* Material provided *
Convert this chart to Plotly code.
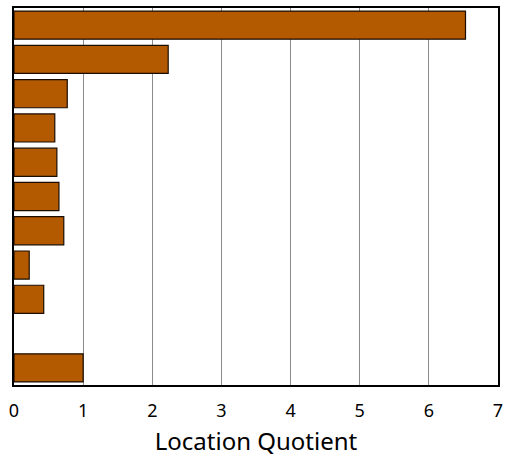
import plotly.graph_objects as go

categories = ["C1", "C2", "C3", "C4", "C5", "C6", "C7", "C8", "C9", "C10", "C11"]
values = [6.53, 2.23, 0.77, 0.59, 0.62, 0.65, 0.72, 0.22, 0.43, None, 1.0]
x_ticks = [0, 1, 2, 3, 4, 5, 6, 7]

fig = go.Figure(go.Bar(
    x=values, y=categories, orientation="h",
    marker=dict(color="#B35900", line=dict(color="#1a0d00", width=1.2)),
    width=0.82, hoverinfo="skip",
))
fig.update_layout(
    width=505, height=457,
    margin=dict(l=14, r=7, t=8, b=72, autoexpand=False),
    plot_bgcolor="white", paper_bgcolor="white",
    showlegend=False,
    font=dict(family="'Noto Sans', Lato, sans-serif", color="black"),
)
fig.update_xaxes(
    range=[0, 7], tickvals=x_ticks, ticktext=[str(t) for t in x_ticks],
    showgrid=True, gridcolor="#8c8c8c", gridwidth=1,
    showline=True, linecolor="black", linewidth=2, mirror=True,
    tickfont=dict(size=18), ticks="", zeroline=False, automargin=False,
    ticklabelstandoff=8,
    title=dict(text="Location Quotient", font=dict(size=24), standoff=16),
)
fig.update_yaxes(
    categoryorder="array", categoryarray=categories[::-1],
    showticklabels=False, showgrid=False, ticks="", automargin=False,
    showline=True, linecolor="black", linewidth=2, mirror=True,
    range=[-0.5, 10.5],
)
fig.write_html("out.html", config={"displayModeBar": False},
               post_script="document.body.style.margin='0';")
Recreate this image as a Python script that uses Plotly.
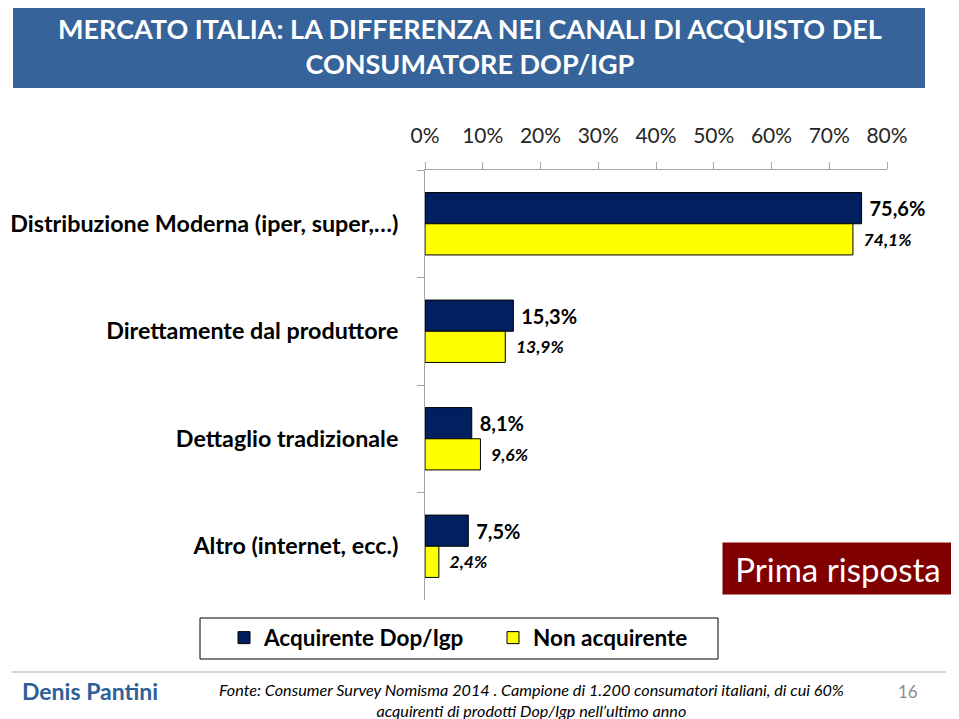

* Task statement *
Reproduce the records above from their first line to the line bearing "x_ticks = [0, 1, 2, 3, 4, 5, 6, 7]", both ends included, leaving every picture out.

* Answer to this exercise *
Convert this chart to Plotly code.
import plotly.graph_objects as go

categories = ["C1", "C2", "C3", "C4", "C5", "C6", "C7", "C8", "C9", "C10", "C11"]
values = [6.53, 2.23, 0.77, 0.59, 0.62, 0.65, 0.72, 0.22, 0.43, None, 1.0]
x_ticks = [0, 1, 2, 3, 4, 5, 6, 7]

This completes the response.